Task input:
## Start

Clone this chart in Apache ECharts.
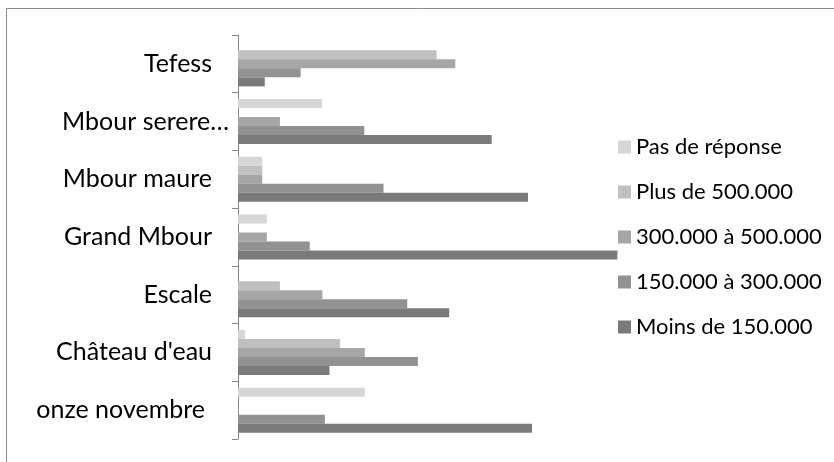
<!DOCTYPE html>
<html>
<head>
<meta charset="utf-8">
<script src="https://cdn.jsdelivr.net/npm/echarts@6/dist/echarts.min.js"></script>
<style>
html,body{margin:0;padding:0;background:#fff;}
#chart{width:834px;height:462px;}
</style>
</head>
<body>
<div id="chart"></div>
<script>
// Categories from top to bottom
const categories = ["Tefess", "Mbour serere…", "Mbour maure", "Grand Mbour", "Escale", "Château d'eau", "onze novembre"];
const seriesNames = ["Pas de réponse", "Plus de 500.000", "300.000 à 500.000", "150.000 à 300.000", "Moins de 150.000"];
// Values (%), same order as categories
const pasDeReponse = [0, 16.6, 4.8, 5.7, 0, 1.4, 25.1];
const plusDe500 = [39.3, 0, 4.8, 0, 8.3, 20.2, 0];
const de300a500 = [43.0, 8.3, 4.8, 5.7, 16.7, 25.1, 0];
const de150a300 = [12.4, 25.0, 28.8, 14.2, 33.5, 35.6, 17.2];
const moinsDe150 = [5.3, 50.2, 57.4, 75.1, 41.8, 18.1, 58.2];

const seriesData = [pasDeReponse, plusDe500, de300a500, de150a300, moinsDe150];
const colors = ["#d6d6d6", "#c0c0c0", "#a6a6a6", "#929292", "#7a7a7a"];

const labelPad = {
  "Mbour serere…": [0, -17, 0, 0],
  "onze novembre": [0, 7, 0, 0]
};

const chart = echarts.init(document.getElementById('chart'), null, {renderer: 'canvas'});
chart.setOption({
  animation: false,
  backgroundColor: '#fff',
  color: colors,
  graphic: [{
    type: 'rect',
    shape: {x: 6.5, y: 8.5, width: 900, height: 600},
    style: {fill: 'none', stroke: '#8c8c8c', lineWidth: 1},
    silent: true
  }],
  grid: {left: 238, top: 35, width: 384, height: 404},
  legend: {
    orient: 'vertical',
    left: 613,
    top: 131,
    itemWidth: 13,
    itemHeight: 13,
    itemGap: 23,
    icon: 'rect',
    textStyle: {fontFamily: 'Lato', fontSize: 22, color: '#000'},
    data: seriesNames
  },
  xAxis: {
    type: 'value', min: 0, max: 76,
    show: false,
    splitLine: {show: false}
  },
  yAxis: {
    type: 'category',
    inverse: true,
    data: categories.map(c => labelPad[c] ? {value: c, textStyle: {padding: labelPad[c]}} : c),
    axisLine: {lineStyle: {color: '#868686', width: 1}},
    axisTick: {show: true, length: 6, lineStyle: {color: '#868686'}},
    axisLabel: {margin: 26, fontFamily: 'Lato', fontSize: 25, color: '#000'}
  },
  series: seriesNames.map((name, i) => ({
    name: name,
    type: 'bar',
    data: seriesData[i],
    barGap: '0%',
    barCategoryGap: '22%',
    itemStyle: {color: colors[i]}
  }))
});
</script>
</body>
</html>
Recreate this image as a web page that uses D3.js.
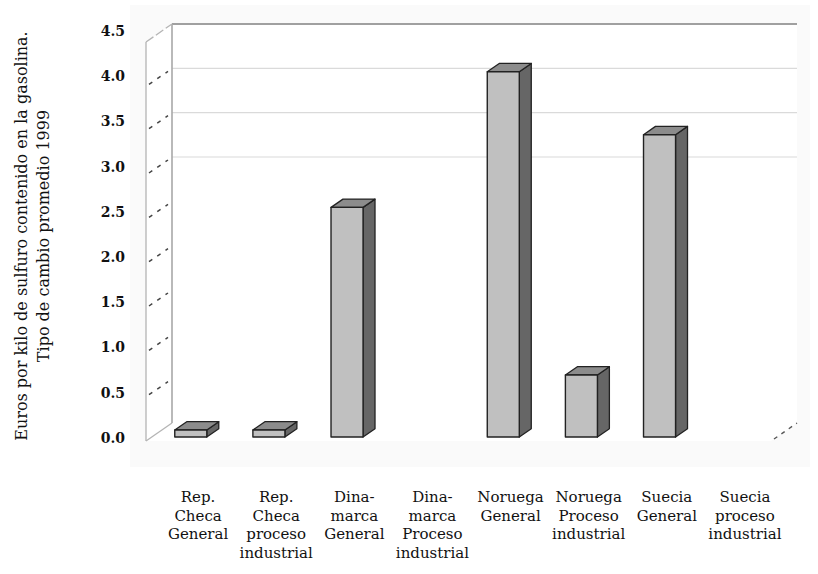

## End

Your goal: Begin at the first line of the entries above and return each line exactly, stopping after the line that contains "const moinsDe150 = [5.3, 50.2, 57.4, 75.1, 41.8, 18.1, 58.2];". Pictures do not belong in the copy.

Task response:
Clone this chart in Apache ECharts.
<!DOCTYPE html>
<html>
<head>
<meta charset="utf-8">
<script src="https://cdn.jsdelivr.net/npm/echarts@6/dist/echarts.min.js"></script>
<style>
html,body{margin:0;padding:0;background:#fff;}
#chart{width:834px;height:462px;}
</style>
</head>
<body>
<div id="chart"></div>
<script>
// Categories from top to bottom
const categories = ["Tefess", "Mbour serere…", "Mbour maure", "Grand Mbour", "Escale", "Château d'eau", "onze novembre"];
const seriesNames = ["Pas de réponse", "Plus de 500.000", "300.000 à 500.000", "150.000 à 300.000", "Moins de 150.000"];
// Values (%), same order as categories
const pasDeReponse = [0, 16.6, 4.8, 5.7, 0, 1.4, 25.1];
const plusDe500 = [39.3, 0, 4.8, 0, 8.3, 20.2, 0];
const de300a500 = [43.0, 8.3, 4.8, 5.7, 16.7, 25.1, 0];
const de150a300 = [12.4, 25.0, 28.8, 14.2, 33.5, 35.6, 17.2];
const moinsDe150 = [5.3, 50.2, 57.4, 75.1, 41.8, 18.1, 58.2];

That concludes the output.